Last night, with our friends Jenny and Josef (sorry if I misspelled that) we ventured out to dinner at L’Etranger and then to “Noises From the Dark IV”, an event put on by Studio 303, where we met David and Bronwen. Bronwen, it turns out, had my friend Greg Dimitriadis as an external examiner for her thesis. It is indeed a small world.
The event was indeed held in a pitched-black room . I couldn’t see my hand in front of my face. The show was a series of short pieces over an hour. Several interesting things happened:
1. I was surprised at how spatial the show was. Most of the pieces used stereo and/or moved around the space depending on whether they were electronic or “live” or both. Without sight, the spatiality of the sound was even more enhanced. this made me get all Rudolf Arnheim with myself (he argues that radio’s aesthetic power comes from the subtraction of sight from sensory experience).
2. The best piece was the last one, which involved a cello and a very weird choir (they get extra points for singing those low chords I’d only ever heard sung by Tibetan monks). It had dynamics, style, playfulness and subtlety. A few of the others were clever, interesting or striking — one sounded like the narrative of a stomach’s desire, another used doors slamming to create a sort of industrial vibe.

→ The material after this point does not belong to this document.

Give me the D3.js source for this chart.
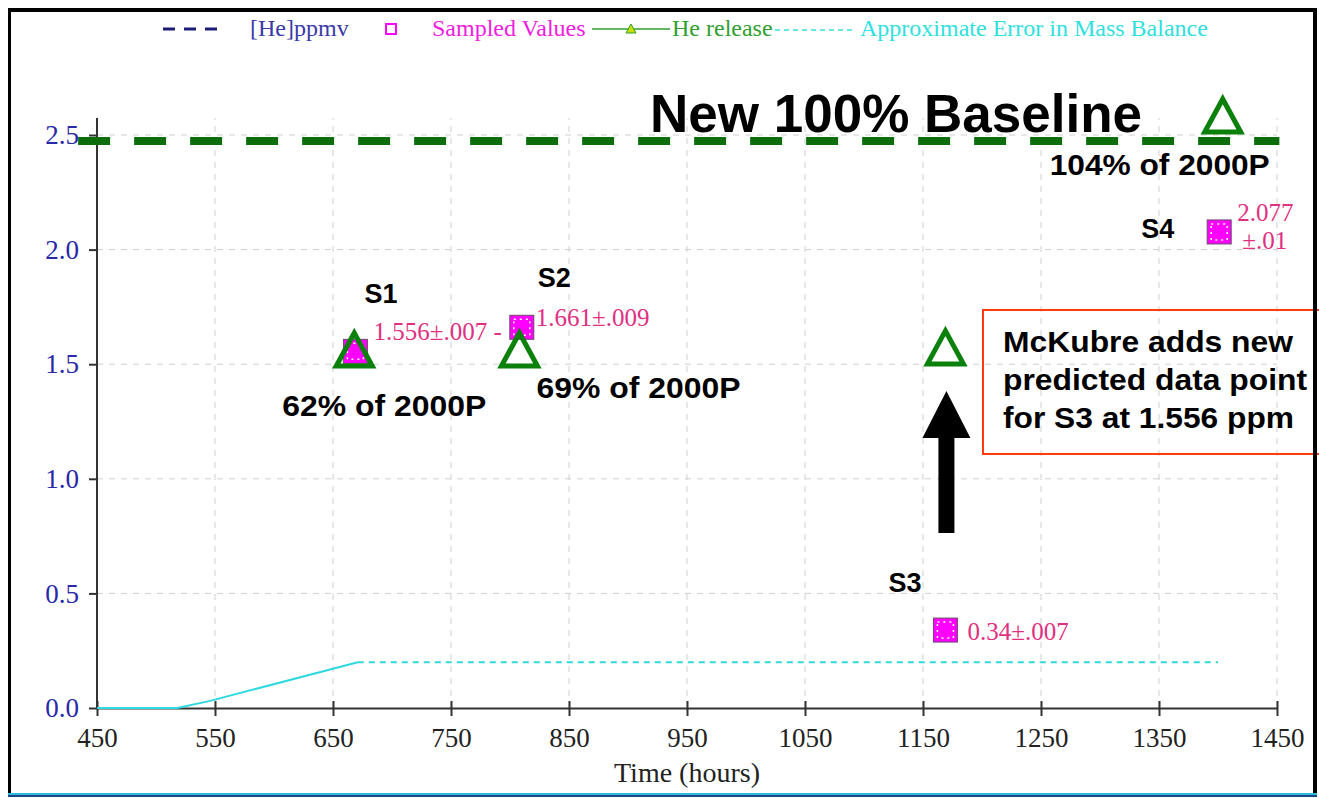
<!DOCTYPE html>
<html><head><meta charset="utf-8">
<script src="https://cdn.jsdelivr.net/npm/d3@7"></script>
<style>body{margin:0;background:#fff;} svg{display:block;}</style>
</head><body>
<svg id="chart" width="1319" height="798"></svg>
<script>
// ---------- data ----------
const xTicks = [450,550,650,750,850,950,1050,1150,1250,1350,1450];
const yTicks = [0,0.5,1.0,1.5,2.0,2.5];
const sampleNames = ["S1","S2","S3","S4"];
const sampleTimes = [669, 810, 1169, 1401];
const sampleValues = [1.556, 1.661, 0.34, 2.077];
const sampleLabels = [["1.556±.007 -"],["1.661±.009"],["0.34±.007"],["2.077","±.01"]];
const releaseTimes = [668, 808, 1169, 1404];
const releaseValues = [1.562, 1.562, 1.571, 2.583];
const releasePercents = ["62% of 2000P","69% of 2000P","","104% of 2000P"];
const errorTimes = [450, 518, 545, 671];
const errorValues = [0, 0, 0.03, 0.2];
const errorDashedTimes = [671, 1400];
const errorDashedValues = [0.2, 0.2];
const baselineValue = 2.474;
const baselineTimes = [434, 1452];
const legendLabels = ["[He]ppmv","Sampled Values","He release","Approximate Error in Mass Balance"];
const xTitle = "Time (hours)";
const baselineTitle = "New 100% Baseline";
const noteLines = ["McKubre adds new","predicted data point","for S3 at 1.556 ppm"];

// ---------- layout ----------
const svg = d3.select("#chart");
const x = d3.scaleLinear().domain([450,1450]).range([97,1277]);
const y = d3.scaleLinear().domain([0,2.5]).range([708,135]);
const serif = "'Liberation Serif','Times New Roman',serif";
const sans = "'Liberation Sans',Arial,sans-serif";

svg.append("rect").attr("width",1319).attr("height",798).attr("fill","#fff");

// grid
const grid = svg.append("g").attr("stroke","#cfcfcf").attr("stroke-width",1).attr("stroke-dasharray","6,6");
grid.selectAll("line.v").data(xTicks.slice(1)).enter().append("line")
  .attr("x1",d=>x(d)).attr("x2",d=>x(d)).attr("y1",y(0)).attr("y2",118);
grid.selectAll("line.h").data(yTicks.slice(1)).enter().append("line")
  .attr("x1",x(450)).attr("x2",x(1450)).attr("y1",d=>y(d)).attr("y2",d=>y(d));

// axes
const xAxis = d3.axisBottom(x).tickValues(xTicks).tickFormat(d3.format("d")).tickSize(8).tickSizeOuter(0).tickPadding(12);
const gx = svg.append("g").attr("transform",`translate(0,${y(0)})`).call(xAxis);
gx.select(".domain").attr("stroke","#333").attr("stroke-width",2);
gx.selectAll(".tick line").attr("stroke","#333").attr("stroke-width",2).attr("y1",-7);
gx.selectAll(".tick text").attr("font-family",serif).attr("font-size",27).attr("fill","#222");

const yAxis = d3.axisLeft(y).tickValues(yTicks).tickFormat(d3.format(".1f")).tickSize(8).tickSizeOuter(0).tickPadding(10);
const gy = svg.append("g").attr("transform",`translate(${x(450)},0)`).call(yAxis);
gy.select(".domain").remove();
gy.append("line").attr("x1",0).attr("x2",0).attr("y1",118).attr("y2",y(0)).attr("stroke","#333").attr("stroke-width",2);
gy.selectAll(".tick line").attr("stroke","#333").attr("stroke-width",2);
gy.selectAll(".tick text").attr("font-family",serif).attr("font-size",27).attr("fill","#2828a8");

svg.append("text").attr("x",(x(450)+x(1450))/2).attr("y",782).attr("text-anchor","middle")
  .attr("font-family",serif).attr("font-size",28).attr("fill","#222").text(xTitle);

// error in mass balance
const line = d3.line().x(d=>x(d[0])).y(d=>y(d[1]));
svg.append("path").datum(d3.zip(errorTimes,errorValues)).attr("d",line)
  .attr("fill","none").attr("stroke","#30d8e0").attr("stroke-width",2);
svg.append("path").datum(d3.zip(errorDashedTimes,errorDashedValues)).attr("d",line)
  .attr("fill","none").attr("stroke","#30d8e0").attr("stroke-width",2).attr("stroke-dasharray","6,5");

// baseline
svg.append("line").attr("x1",x(baselineTimes[0])).attr("x2",x(baselineTimes[1]))
  .attr("y1",y(baselineValue)).attr("y2",y(baselineValue))
  .attr("stroke","#0b6e0b").attr("stroke-width",8).attr("stroke-dasharray","32,24");
svg.append("text").attr("x",650).attr("y",132).attr("font-family",sans).attr("font-weight","bold")
  .attr("font-size",53).attr("fill","#000").text(baselineTitle);

// sampled values
const samples = sampleTimes.map((t,i)=>({t, v:sampleValues[i], name:sampleNames[i], lab:sampleLabels[i]}));
const sq = svg.append("g").selectAll("g").data(samples).enter().append("g")
  .attr("transform",d=>`translate(${x(d.t)},${y(d.v)})`);
sq.append("rect").attr("x",-12).attr("y",-12).attr("width",24).attr("height",24)
  .attr("fill","#ff00ff").attr("stroke","#6a4a6a").attr("stroke-width",1);
sq.append("rect").attr("x",-8).attr("y",-8).attr("width",16).attr("height",16)
  .attr("fill","none").attr("stroke","#fff").attr("stroke-width",1.5).attr("stroke-dasharray","2,4");

const labOff = [[18,-20],[14,-10],[22,1],[18,-20]];
const lab2Off = [0,0,0,[23,8]];
sq.each(function(d,i){
  const g = d3.select(this);
  g.append("text").attr("x",labOff[i][0]).attr("y",labOff[i][1]).attr("dy","0.35em")
    .attr("font-family",serif).attr("font-size",25).attr("fill","#e0307f").text(d.lab[0]);
  if (d.lab[1]) g.append("text").attr("x",lab2Off[i][0]).attr("y",lab2Off[i][1]).attr("dy","0.35em")
    .attr("font-family",serif).attr("font-size",25).attr("fill","#e0307f").text(d.lab[1]);
});
const nameOff = [[9,-48],[16,-40],[-57,-38],[-78,6]];
sq.append("text").attr("x",(d,i)=>nameOff[i][0]).attr("y",(d,i)=>nameOff[i][1])
  .attr("font-family",sans).attr("font-weight","bold").attr("font-size",27).attr("fill","#000").text(d=>d.name);

// He release triangles
const rel = releaseTimes.map((t,i)=>({t, v:releaseValues[i], p:releasePercents[i]}));
const tri = svg.append("g").selectAll("g").data(rel).enter().append("g")
  .attr("transform",d=>`translate(${x(d.t)},${y(d.v)})`);
tri.append("path").attr("d","M0,-17L18,16L-18,16Z").attr("fill","none")
  .attr("stroke","#0b800b").attr("stroke-width",5).attr("stroke-linejoin","miter");
const pOff = [[-72,66],[17,48],[0,0],[-173,59]];
const pLen = [204,204,0,220];
tri.filter(d=>d.p).append("text").attr("x",(d)=>pOff[rel.indexOf(d)][0]).attr("y",(d)=>pOff[rel.indexOf(d)][1])
  .attr("textLength",d=>pLen[rel.indexOf(d)]).attr("lengthAdjust","spacingAndGlyphs")
  .attr("font-family",sans).attr("font-weight","bold").attr("font-size",30).attr("fill","#000").text(d=>d.p);

// arrow under S3 prediction
const ax = x(releaseTimes[2]) + 1;
svg.append("path").attr("d",`M${ax-8},533L${ax-8},438L${ax-24},438L${ax},391L${ax+24},438L${ax+8},438L${ax+8},533Z`)
  .attr("fill","#000");

// note box
svg.append("rect").attr("x",983).attr("y",310).attr("width",345).attr("height",144)
  .attr("fill","none").attr("stroke","#ff3a10").attr("stroke-width",2);
const noteLen = [290,304,291];
svg.append("g").selectAll("text").data(noteLines).enter().append("text")
  .attr("x",1003).attr("y",(d,i)=>352+i*38).attr("font-family",sans).attr("font-weight","bold")
  .attr("textLength",(d,i)=>noteLen[i]).attr("lengthAdjust","spacingAndGlyphs")
  .attr("font-size",30).attr("fill","#000").text(d=>d);

// legend
const lg = svg.append("g").attr("font-family",serif).attr("font-size",24);
lg.append("line").attr("x1",163).attr("x2",220).attr("y1",29).attr("y2",29)
  .attr("stroke","#1c1c78").attr("stroke-width",3).attr("stroke-dasharray","12,9");
lg.append("text").attr("x",250).attr("y",36).attr("fill","#3a3aa8").text(legendLabels[0]);
lg.append("rect").attr("x",386).attr("y",24).attr("width",10).attr("height",10)
  .attr("fill","none").attr("stroke","#ff00ff").attr("stroke-width",2);
lg.append("text").attr("x",432).attr("y",36).attr("fill","#f020e0").text(legendLabels[1]);
lg.append("line").attr("x1",592).attr("x2",670).attr("y1",29).attr("y2",29).attr("stroke","#30a030").attr("stroke-width",1.5);
lg.append("path").attr("d","M631,24L636,33L626,33Z").attr("fill","#c8e000").attr("stroke","#30a030").attr("stroke-width",1);
lg.append("text").attr("x",672).attr("y",36).attr("fill","#30a030").text(legendLabels[2]);
lg.append("line").attr("x1",775).attr("x2",855).attr("y1",30).attr("y2",30)
  .attr("stroke","#30e0e0").attr("stroke-width",1.5).attr("stroke-dasharray","5,4");
lg.append("text").attr("x",860).attr("y",36).attr("fill","#30e0e0").text(legendLabels[3]);

// frame
svg.append("rect").attr("x",8).attr("y",8).attr("width",1306).attr("height",4).attr("fill","#000");
svg.append("rect").attr("x",8).attr("y",8).attr("width",3).attr("height",788).attr("fill","#000");
svg.append("rect").attr("x",1313).attr("y",8).attr("width",4).attr("height",788).attr("fill","#000");
svg.append("rect").attr("x",8).attr("y",793).attr("width",1309).attr("height",2).attr("fill","#30b8e0");
svg.append("rect").attr("x",8).attr("y",795).attr("width",1309).attr("height",2).attr("fill","#1a4a80");
</script>
</body></html>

3. But there was a surprising amount of stuff that sounded like a neurotic tuning a radio or just sort of random noises. Despite the fact that the room was stone dark and the audience was extremely quiet, many of the electronic pieces were quite loud. Their use of dynamics was extremely limited. and I’m always shocked that given the capabilities of digital audio technologies, artists do so little with them. I know what the technology can do, and I know what the principles are. I am continually surprised by how un-creative electroacoustic sound art is. Most of it is not nearly as conceptual as it thinks it is (as one of my students put it last week “is it still experimental if you’ve been trying the same experiment for 50 years?”) and it’s gear-headed to boot. While claiming to challenge the audience these kinds of pieces offer no significant challenge; they also avoid any kind of emotional dimension. this kind of sound art is, in a word, anaesthetic instead of aesthetic.
4. This didn’t affect my enjoyment as much as it sounds like, since I accept that in performance art situations, you get spectacular successes and spectacular failures and not much inbetween. Which is better, in my opinion, than dressing up and hitting the opera or a polished play, where you’ll get “good” to “great” but less often fantastic or terrible. Plus, we had a wonderfully social dinner before and drink after (though we had to try several bars before we could find one with an available table and where we could all hear one another).
5. I cannot overstate how cool it was to sit in the dark and listen. I would like to do that more often. Though if the room wasn’t quite as hot that would be okay.
I was discussing the third point with my sound studies class on Weds, and learned a few things, including that there’s an important essay on the conceptual in art that I need to go read to better understand the culture of sound artists. I need to think about it more. But it seems like there is really something missing in the academic and art-critical accounts of sound art — what it is and what it’s supposed to do.